She said Enterprise and Rainbow Chicken‚ which the department of health had fingered as being behind the outbreak‚ should take responsibility.

“They were supposed to know and check their foods and know it was safe or not because we could have lost our children‚” Louw said.

“They must be sure next time that their food is right because you can't let people get sick. We were lucky. Some families died. We still had a second chance to see our children but others never saw their families come back again. So from my part‚ they must be more careful and test their foods before they put it on the shelves for people to buy‚” she said.

Louw said her son had been perfectly fine when he left for the Child Care and Orientation Centre earlier that morning.

She was shocked to suddenly get a call to rush to the local clinic.

“When we got to the clinic they told us some of the children had fever and some had diarrhea‚ some were vomiting.

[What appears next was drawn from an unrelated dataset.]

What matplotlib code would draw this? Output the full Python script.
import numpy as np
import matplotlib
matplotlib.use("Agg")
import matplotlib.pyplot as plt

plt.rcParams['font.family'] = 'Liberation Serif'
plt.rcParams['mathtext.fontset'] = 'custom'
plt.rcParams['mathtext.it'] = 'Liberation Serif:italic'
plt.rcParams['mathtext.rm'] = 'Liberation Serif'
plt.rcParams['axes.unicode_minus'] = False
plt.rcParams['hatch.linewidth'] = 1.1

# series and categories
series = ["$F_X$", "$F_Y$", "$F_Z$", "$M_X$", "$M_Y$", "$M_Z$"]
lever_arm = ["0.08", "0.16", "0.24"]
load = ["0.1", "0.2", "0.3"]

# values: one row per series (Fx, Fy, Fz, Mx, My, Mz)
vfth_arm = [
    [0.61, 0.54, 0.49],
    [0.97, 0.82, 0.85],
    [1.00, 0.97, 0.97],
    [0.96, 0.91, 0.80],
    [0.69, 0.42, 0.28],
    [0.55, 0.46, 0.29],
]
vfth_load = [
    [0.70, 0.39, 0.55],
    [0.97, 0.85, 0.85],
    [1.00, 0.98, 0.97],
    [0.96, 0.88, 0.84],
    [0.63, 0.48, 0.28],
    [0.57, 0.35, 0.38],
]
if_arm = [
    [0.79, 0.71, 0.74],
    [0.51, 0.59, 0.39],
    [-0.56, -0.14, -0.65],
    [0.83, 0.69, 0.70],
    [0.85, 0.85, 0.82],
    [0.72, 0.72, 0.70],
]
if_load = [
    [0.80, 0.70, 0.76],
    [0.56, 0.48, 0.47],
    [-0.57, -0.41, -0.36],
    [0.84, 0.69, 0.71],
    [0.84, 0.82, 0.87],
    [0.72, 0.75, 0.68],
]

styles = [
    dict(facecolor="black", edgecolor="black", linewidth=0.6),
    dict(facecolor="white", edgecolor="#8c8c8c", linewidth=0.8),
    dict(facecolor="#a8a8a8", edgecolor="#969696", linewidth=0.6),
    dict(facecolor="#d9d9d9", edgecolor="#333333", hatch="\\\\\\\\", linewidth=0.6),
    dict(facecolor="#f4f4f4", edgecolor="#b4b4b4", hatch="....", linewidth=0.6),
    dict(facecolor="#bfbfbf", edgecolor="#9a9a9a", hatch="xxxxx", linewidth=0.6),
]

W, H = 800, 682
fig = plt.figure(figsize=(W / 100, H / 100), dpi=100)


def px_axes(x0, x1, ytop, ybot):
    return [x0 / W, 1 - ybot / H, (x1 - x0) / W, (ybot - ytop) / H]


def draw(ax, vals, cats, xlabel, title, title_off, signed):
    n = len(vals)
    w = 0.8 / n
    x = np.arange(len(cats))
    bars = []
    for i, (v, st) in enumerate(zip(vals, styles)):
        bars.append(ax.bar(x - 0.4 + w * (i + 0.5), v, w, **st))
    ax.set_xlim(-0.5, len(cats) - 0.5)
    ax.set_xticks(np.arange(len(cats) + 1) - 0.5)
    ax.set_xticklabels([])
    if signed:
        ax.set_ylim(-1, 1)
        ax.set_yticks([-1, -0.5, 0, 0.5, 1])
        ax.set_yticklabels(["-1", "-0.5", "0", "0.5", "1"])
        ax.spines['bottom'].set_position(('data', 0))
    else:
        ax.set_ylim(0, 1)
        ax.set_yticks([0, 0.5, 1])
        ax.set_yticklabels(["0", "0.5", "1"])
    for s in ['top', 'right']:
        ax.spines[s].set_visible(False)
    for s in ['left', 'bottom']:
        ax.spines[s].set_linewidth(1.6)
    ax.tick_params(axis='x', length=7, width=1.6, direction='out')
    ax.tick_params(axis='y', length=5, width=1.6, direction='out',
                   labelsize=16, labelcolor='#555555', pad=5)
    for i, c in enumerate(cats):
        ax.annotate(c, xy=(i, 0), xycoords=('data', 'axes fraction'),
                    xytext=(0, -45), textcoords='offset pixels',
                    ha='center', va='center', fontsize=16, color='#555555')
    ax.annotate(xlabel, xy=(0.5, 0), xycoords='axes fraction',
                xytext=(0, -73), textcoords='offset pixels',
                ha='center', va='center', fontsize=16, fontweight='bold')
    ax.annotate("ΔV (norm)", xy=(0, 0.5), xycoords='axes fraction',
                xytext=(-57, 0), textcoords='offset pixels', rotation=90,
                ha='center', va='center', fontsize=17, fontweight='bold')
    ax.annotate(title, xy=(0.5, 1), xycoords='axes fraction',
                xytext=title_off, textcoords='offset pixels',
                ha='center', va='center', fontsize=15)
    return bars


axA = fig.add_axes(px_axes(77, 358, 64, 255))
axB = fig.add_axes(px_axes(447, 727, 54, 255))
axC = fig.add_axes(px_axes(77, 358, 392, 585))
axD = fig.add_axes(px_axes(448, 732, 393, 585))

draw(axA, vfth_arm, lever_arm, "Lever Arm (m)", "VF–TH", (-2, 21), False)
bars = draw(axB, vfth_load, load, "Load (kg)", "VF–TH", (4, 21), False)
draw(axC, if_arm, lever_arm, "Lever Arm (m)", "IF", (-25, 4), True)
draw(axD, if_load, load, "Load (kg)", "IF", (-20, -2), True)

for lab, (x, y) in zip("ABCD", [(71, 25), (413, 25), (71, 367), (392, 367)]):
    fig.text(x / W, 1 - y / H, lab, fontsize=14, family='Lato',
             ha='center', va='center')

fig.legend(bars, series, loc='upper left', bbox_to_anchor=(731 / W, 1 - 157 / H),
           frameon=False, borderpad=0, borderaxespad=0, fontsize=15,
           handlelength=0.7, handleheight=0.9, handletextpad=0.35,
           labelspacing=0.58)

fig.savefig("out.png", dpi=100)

When I found my child he was hot with fever and they had taken off his clothes‚” she said.

They were all transferred to the Chris Hani Baragwanath Hospital.

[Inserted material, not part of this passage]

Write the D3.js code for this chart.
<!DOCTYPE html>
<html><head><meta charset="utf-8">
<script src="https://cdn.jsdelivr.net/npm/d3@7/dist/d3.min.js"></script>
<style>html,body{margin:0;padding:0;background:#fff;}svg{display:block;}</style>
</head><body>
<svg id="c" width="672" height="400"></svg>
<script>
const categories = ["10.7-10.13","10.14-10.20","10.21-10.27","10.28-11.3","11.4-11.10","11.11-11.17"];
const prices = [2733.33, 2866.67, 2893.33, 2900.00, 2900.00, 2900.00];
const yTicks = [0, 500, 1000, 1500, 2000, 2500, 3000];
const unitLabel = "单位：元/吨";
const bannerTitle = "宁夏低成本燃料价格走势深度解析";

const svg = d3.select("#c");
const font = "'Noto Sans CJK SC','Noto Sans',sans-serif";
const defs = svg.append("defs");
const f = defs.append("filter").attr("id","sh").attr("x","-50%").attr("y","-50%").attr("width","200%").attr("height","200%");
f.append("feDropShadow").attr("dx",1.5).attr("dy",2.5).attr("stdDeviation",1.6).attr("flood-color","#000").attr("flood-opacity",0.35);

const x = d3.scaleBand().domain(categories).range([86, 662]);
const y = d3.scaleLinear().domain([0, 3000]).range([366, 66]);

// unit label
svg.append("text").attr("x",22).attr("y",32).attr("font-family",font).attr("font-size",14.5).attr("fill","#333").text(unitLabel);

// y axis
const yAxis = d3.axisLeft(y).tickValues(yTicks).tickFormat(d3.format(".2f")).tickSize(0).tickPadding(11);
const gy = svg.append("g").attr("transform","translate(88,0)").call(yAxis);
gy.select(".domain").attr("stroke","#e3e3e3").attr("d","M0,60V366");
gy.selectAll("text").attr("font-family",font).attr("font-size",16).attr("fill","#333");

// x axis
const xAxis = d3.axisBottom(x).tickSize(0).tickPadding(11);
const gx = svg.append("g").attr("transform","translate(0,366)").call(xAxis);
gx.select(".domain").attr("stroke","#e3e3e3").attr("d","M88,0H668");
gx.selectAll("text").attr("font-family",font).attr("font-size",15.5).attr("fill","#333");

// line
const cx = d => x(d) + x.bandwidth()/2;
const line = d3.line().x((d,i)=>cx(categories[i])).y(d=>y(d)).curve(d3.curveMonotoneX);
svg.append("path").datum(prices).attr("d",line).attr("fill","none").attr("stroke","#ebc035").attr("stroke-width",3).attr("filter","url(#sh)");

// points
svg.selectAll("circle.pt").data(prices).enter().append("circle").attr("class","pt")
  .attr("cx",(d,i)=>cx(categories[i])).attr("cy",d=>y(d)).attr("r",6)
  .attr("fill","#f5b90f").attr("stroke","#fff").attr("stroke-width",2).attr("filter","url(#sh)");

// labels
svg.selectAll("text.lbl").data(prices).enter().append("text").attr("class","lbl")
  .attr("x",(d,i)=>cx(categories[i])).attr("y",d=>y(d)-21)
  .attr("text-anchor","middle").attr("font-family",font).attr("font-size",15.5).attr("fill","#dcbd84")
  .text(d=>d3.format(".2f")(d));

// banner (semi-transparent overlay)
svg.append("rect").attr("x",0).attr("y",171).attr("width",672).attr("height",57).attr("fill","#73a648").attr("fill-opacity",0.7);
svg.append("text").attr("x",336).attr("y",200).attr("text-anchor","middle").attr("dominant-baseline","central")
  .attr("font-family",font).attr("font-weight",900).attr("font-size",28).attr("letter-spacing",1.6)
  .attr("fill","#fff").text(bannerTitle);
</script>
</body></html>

“When we arrived by the ward‚ I saw they were already waiting for us. They took the children‚ some they put on drips and checked them. They told us they will admit the children‚” she said.

The children spent five days in hospital.

“The people of the health department came and asked what food we had fed the children and we had to think what food we could have given the children. They told us about this listeriosis and for us as parents‚ it was a new thing because we had never heard of this disease. They explained to us what the disease is‚” said Louw.

Although the deadly polony was traced back to the school‚ Louw said they had completely cut out processed meats from their diet at home.

“We have changed our diet. We no longer eat polony or Russians because we have learned of this disease‚” said Louw.

The owner of the day care facility‚ Momi Oliphant‚ told TimesLIVE that she had also removed polony and viennas from the crèche menu‚ adding that she never wanted to see polony again.

“Polony‚ I don’t want to even know the colour of that thing. We have resorted to noodles or veggies or something nutritional but polony‚ no. Even if they can say it’s the Muslim one‚ because apparently those ones are right‚ but we just don’t eat polony‚” Oliphant said on Tuesday.